Ann Casson and John Stuart in Number Seventeen |
Barton: John Stuart
Ben: Leon M. Lion
Ben: Leon M. Lion
Nora Brant: Anne Grey
Brant: Donald Calthrop
Henry Doyle: Barry Jones
Rose Ackroyd: Ann Casson
Mr. Ackroyd: Henry Caine
Sheldrake: Garry Marsh
Director: Alfred Hitchcock
Screenplay: Alma Reville, Alfred Hitchcock, Rodney Ackland
Based on a play by Joseph Jefferson Farjeon
Cinematography: Jack E. Cox, Bryan Langley
For the first part of the film, a bunch of people stumble around a derelict house, and for the rest of it most of them get on a speeding train and scramble around in pursuit of a presumably valuable necklace. There's a woman who's supposed to be a deaf-mute but turns out not to be and a corpse that's supposed to be dead but isn't, along with a giddy ingenue who falls through the ceiling and a cockney derelict who is supposed to supply comic relief from the gun-waving and running about.

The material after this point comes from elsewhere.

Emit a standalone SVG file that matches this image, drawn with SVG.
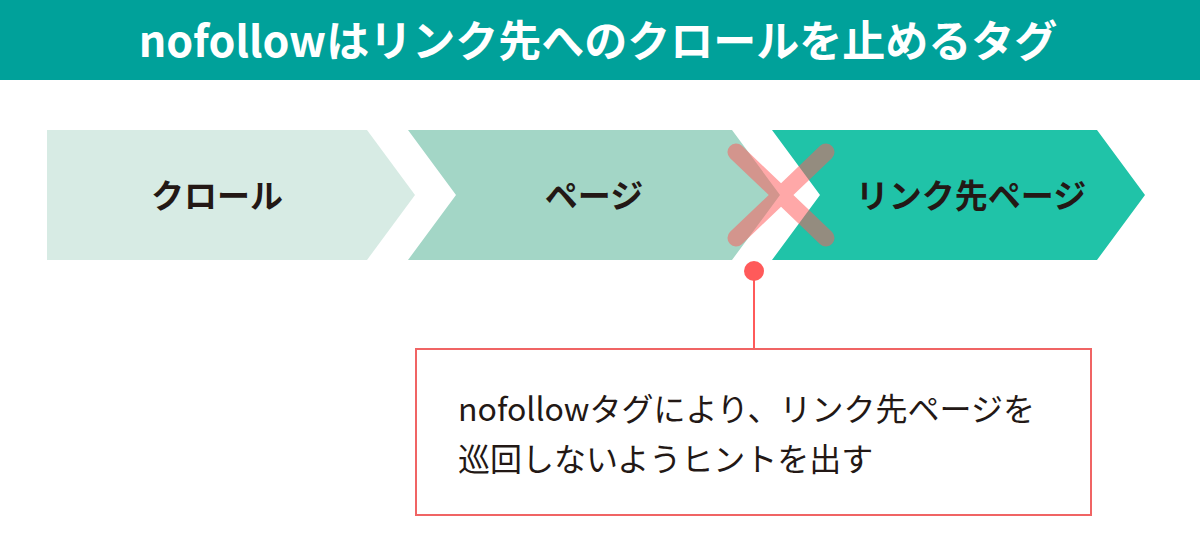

He doesn't, but the actor who played him, Leon M. Lion, not only got top billing but also a credit as producer. In short, Number Seventeen is a total mess. That it's atmospherically staged and photographed and the runaway train sequence is exciting in a mindless way are the positive elements we can ascribe to Hitchcock, who really didn't want to do this film version of a popular play, but agreed to anyway, then tried to turn a play he thought filled with clichés into a comedy thriller. He later called it "a disaster," and he was right.